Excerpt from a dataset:

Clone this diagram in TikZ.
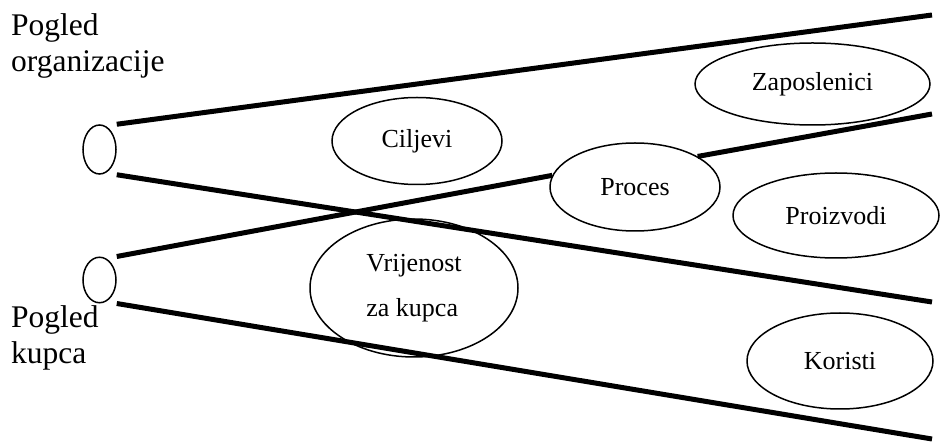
\documentclass[tikz,border=0pt]{standalone}
\usepackage{fontspec}
\setmainfont{Liberation Serif}
\usetikzlibrary{shapes}

\begin{document}
\begin{tikzpicture}[x=1pt, y=-1pt,
    oval/.style={draw, ellipse, line width=1.5pt, inner sep=0pt, font=\fontsize{26}{45}\selectfont},
    view/.style={anchor=north west, inner sep=0pt, align=left, font=\fontsize{31.5}{35.5}\selectfont},
    ray/.style={line width=5pt}]
    \useasboundingbox (0,0) rectangle (940,443);

    % eyes and views
    \node[oval, minimum width=33pt, minimum height=49pt] (orgeye) at (99.5,149.5) {};
    \node[oval, minimum width=33pt, minimum height=45.5pt] (kupeye) at (99.5,280) {};
    \node[view] (orgview) at (11,13.5) {Pogled\\organizacije};
    \node[view] (kupview) at (11,305.5) {Pogled\\kupca};

    % ovals
    \node[oval, minimum width=170pt, minimum height=87pt] (ciljevi) at (417,141) {Ciljevi};
    \node[oval, minimum width=170pt, minimum height=88pt] (proces) at (635,187) {Proces};
    \node[oval, minimum width=208pt, minimum height=138pt, align=left] (vrijednost) at (414,288) {Vrijenost\\za kupca};
    \node[oval, minimum width=235pt, minimum height=82pt] (zaposlenici) at (812.5,84) {Zaposlenici};
    \node[oval, minimum width=206pt, minimum height=85pt] (proizvodi) at (836,215.5) {Proizvodi};
    \node[oval, minimum width=186pt, minimum height=96pt] (koristi) at (840,361) {Koristi};

    % rays
    \coordinate (end1) at (932,15);
    \coordinate (end2) at (932,302);
    \coordinate (end3) at (932,114);
    \coordinate (end4) at (932,439);
    \draw[ray] (orgeye.north -| orgeye.east) -- (end1);
    \draw[ray] (orgeye.south -| orgeye.east) -- (end2);
    \draw[ray] (kupeye.north -| kupeye.east) -- (proces.172);
    \draw[ray] (proces.26) -- (end3);
    \draw[ray] (kupeye.south -| kupeye.east) -- (end4);
\end{tikzpicture}
\end{document}
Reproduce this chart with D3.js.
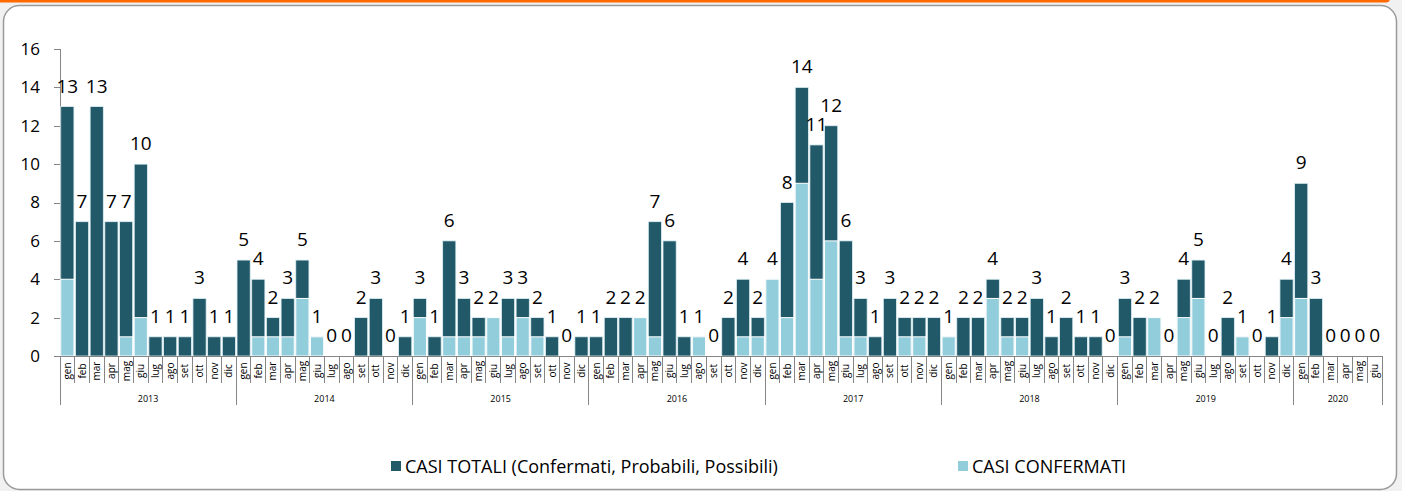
<!DOCTYPE html>
<html lang="it">
<head>
<meta charset="utf-8" />
<title>Casi totali e confermati per mese</title>
<script src="https://cdn.jsdelivr.net/npm/d3@7"></script>
<style>
    body, html {
        margin: 0;
        padding: 0;
        background: #f1f1f1;
        font-family: "Open Sans", Arial, sans-serif;
        overflow: hidden;
    }
    .axis path, .axis line {
        stroke: #868686;
        shape-rendering: crispEdges;
    }
    .axis text {
        font-size: 17px;
        fill: #000;
        font-family: "Open Sans", Arial, sans-serif;
    }
    text.value {
        font-size: 19px;
        text-anchor: middle;
        fill: #000;
    }
    text.month {
        font-size: 10px;
        fill: #000;
    }
    text.year {
        font-size: 9px;
        text-anchor: middle;
        fill: #000;
    }
    text.legend {
        font-size: 18px;
        fill: #000;
    }
</style>
</head>
<body>
<div id="chart"></div>
<script>
    // month / year tick labels
    const months = ["gen", "feb", "mar", "apr", "mag", "giu", "lug", "ago", "set", "ott", "nov", "dic"];
    const years = [2013, 2014, 2015, 2016, 2017, 2018, 2019, 2020];

    // CASI TOTALI (Confermati, Probabili, Possibili), gen 2013 .. giu 2020
    const totals = [
        13, 7, 13, 7, 7, 10, 1, 1, 1, 3, 1, 1,
        5, 4, 2, 3, 5, 1, 0, 0, 2, 3, 0, 1,
        3, 1, 6, 3, 2, 2, 3, 3, 2, 1, 0, 1,
        1, 2, 2, 2, 7, 6, 1, 1, 0, 2, 4, 2,
        4, 8, 14, 11, 12, 6, 3, 1, 3, 2, 2, 2,
        1, 2, 2, 4, 2, 2, 3, 1, 2, 1, 1, 0,
        3, 2, 2, 0, 4, 5, 0, 2, 1, 0, 1, 4,
        9, 3, 0, 0, 0, 0
    ];
    // CASI CONFERMATI
    const confirmed = [
        4, 0, 0, 0, 1, 2, 0, 0, 0, 0, 0, 0,
        0, 1, 1, 1, 3, 1, 0, 0, 0, 0, 0, 0,
        2, 0, 1, 1, 1, 2, 1, 2, 1, 0, 0, 0,
        0, 0, 0, 2, 1, 0, 0, 1, 0, 0, 1, 1,
        4, 2, 9, 4, 6, 1, 1, 0, 0, 1, 1, 0,
        1, 0, 0, 3, 1, 1, 0, 0, 0, 0, 0, 0,
        1, 0, 2, 0, 2, 3, 0, 0, 1, 0, 0, 2,
        3, 0, 0, 0, 0, 0
    ];
    const yTicks = [0, 2, 4, 6, 8, 10, 12, 14, 16];

    const seriesNames = ["CASI TOTALI (Confermati, Probabili, Possibili)", "CASI CONFERMATI"];
    const colors = ["#215968", "#92cddc"];

    const W = 1402, H = 491;

    // one row per month
    const data = totals.map((t, i) => ({
        key: years[Math.floor(i / 12)] + "-" + months[i % 12],
        month: months[i % 12],
        year: years[Math.floor(i / 12)],
        total: t,
        conf: confirmed[i]
    }));

    const svg = d3.select("#chart").append("svg")
        .attr("width", W)
        .attr("height", H);

    // frame: orange strip + rounded panel
    svg.append("rect")
        .attr("x", -10).attr("y", -6)
        .attr("width", 1400).attr("height", 8.5)
        .attr("rx", 4)
        .attr("fill", "#ff6a00");
    svg.append("rect")
        .attr("x", 3.5).attr("y", 5.5)
        .attr("width", 1393).attr("height", 484)
        .attr("rx", 16)
        .attr("fill", "#fff")
        .attr("stroke", "#9a9a9a")
        .attr("stroke-width", 1.5);

    const x = d3.scaleBand()
        .domain(data.map(d => d.key))
        .range([60, 1382])
        .padding(0);

    const y = d3.scaleLinear()
        .domain([0, 16])
        .range([356, 49]);

    const yAxis = d3.axisLeft(y).tickValues(yTicks).tickSize(6).tickPadding(14);
    svg.append("g")
        .attr("class", "axis")
        .attr("transform", "translate(60,0)")
        .call(yAxis)
        .call(g => g.select(".domain").attr("d", "M0,49V356"));

    // bars: totals first, confirmed drawn over them
    const bw = x.bandwidth();
    svg.append("g").selectAll("rect")
        .data(data.filter(d => d.total > 0))
        .join("rect")
        .attr("x", d => x(d.key) + 0.75)
        .attr("width", bw - 1.5)
        .attr("y", d => y(d.total))
        .attr("height", d => y(0) - y(d.total))
        .attr("fill", colors[0])
        .attr("stroke", "#dff0f5")
        .attr("stroke-width", 0.8);

    svg.append("g").selectAll("rect")
        .data(data.filter(d => d.conf > 0))
        .join("rect")
        .attr("x", d => x(d.key) + 0.75)
        .attr("width", bw - 1.5)
        .attr("y", d => y(d.conf))
        .attr("height", d => y(0) - y(d.conf))
        .attr("fill", colors[1])
        .attr("stroke", "#ffffff")
        .attr("stroke-width", 1);

    // value labels (totals)
    svg.append("g").selectAll("text")
        .data(data)
        .join("text")
        .attr("class", "value")
        .attr("x", d => x(d.key) + bw / 2)
        .attr("y", d => y(d.total) - 14)
        .text(d => d.total);

    // category axis: baseline, month separators, year separators
    const xa = svg.append("g").attr("class", "axis");
    xa.append("line")
        .attr("x1", 54).attr("x2", 1382)
        .attr("y1", y(0)).attr("y2", y(0));

    xa.selectAll("line.sep")
        .data(data.filter(d => d.month !== "gen").concat([null]))
        .join("line")
        .attr("class", "sep")
        .attr("x1", d => d ? x(d.key) : 1382)
        .attr("x2", d => d ? x(d.key) : 1382)
        .attr("y1", y(0))
        .attr("y2", d => d ? 383 : 405);

    xa.selectAll("line.ysep")
        .data(years)
        .join("line")
        .attr("class", "ysep")
        .attr("x1", d => x(d + "-gen"))
        .attr("x2", d => x(d + "-gen"))
        .attr("y1", y(0))
        .attr("y2", 405);

    svg.append("g").selectAll("text")
        .data(data)
        .join("text")
        .attr("class", "month")
        .attr("text-anchor", "middle")
        .attr("transform", d => "translate(" + (x(d.key) + bw / 2 + 3.5) + ",371) rotate(-90)")
        .text(d => d.month);

    svg.append("g").selectAll("text")
        .data(years)
        .join("text")
        .attr("class", "year")
        .attr("x", yr => {
            const ks = data.filter(d => d.year === yr);
            return (x(ks[0].key) + x(ks[ks.length - 1].key) + bw) / 2;
        })
        .attr("y", 402)
        .text(d => d);

    // legend
    const legendX = [391, 958];
    const lg = svg.append("g").selectAll("g")
        .data(seriesNames)
        .join("g")
        .attr("transform", (d, i) => "translate(" + legendX[i] + ",461)");
    lg.append("rect")
        .attr("width", 10).attr("height", 10)
        .attr("fill", (d, i) => colors[i]);
    lg.append("text")
        .attr("class", "legend")
        .attr("x", 14)
        .attr("y", 11.5)
        .text(d => d);
</script>
</body>
</html>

*Work to do*
Retype the section that opens with the line holding "Reproduce this chart with D3.js." and closes with the line holding "const years = [2013, 2014, 2015, 2016, 2017, 2018, 2019, 2020];", exactly as it reads, without any pictures.

*Answer to the task*
Reproduce this chart with D3.js.
<!DOCTYPE html>
<html lang="it">
<head>
<meta charset="utf-8" />
<title>Casi totali e confermati per mese</title>
<script src="https://cdn.jsdelivr.net/npm/d3@7"></script>
<style>
    body, html {
        margin: 0;
        padding: 0;
        background: #f1f1f1;
        font-family: "Open Sans", Arial, sans-serif;
        overflow: hidden;
    }
    .axis path, .axis line {
        stroke: #868686;
        shape-rendering: crispEdges;
    }
    .axis text {
        font-size: 17px;
        fill: #000;
        font-family: "Open Sans", Arial, sans-serif;
    }
    text.value {
        font-size: 19px;
        text-anchor: middle;
        fill: #000;
    }
    text.month {
        font-size: 10px;
        fill: #000;
    }
    text.year {
        font-size: 9px;
        text-anchor: middle;
        fill: #000;
    }
    text.legend {
        font-size: 18px;
        fill: #000;
    }
</style>
</head>
<body>
<div id="chart"></div>
<script>
    // month / year tick labels
    const months = ["gen", "feb", "mar", "apr", "mag", "giu", "lug", "ago", "set", "ott", "nov", "dic"];
    const years = [2013, 2014, 2015, 2016, 2017, 2018, 2019, 2020];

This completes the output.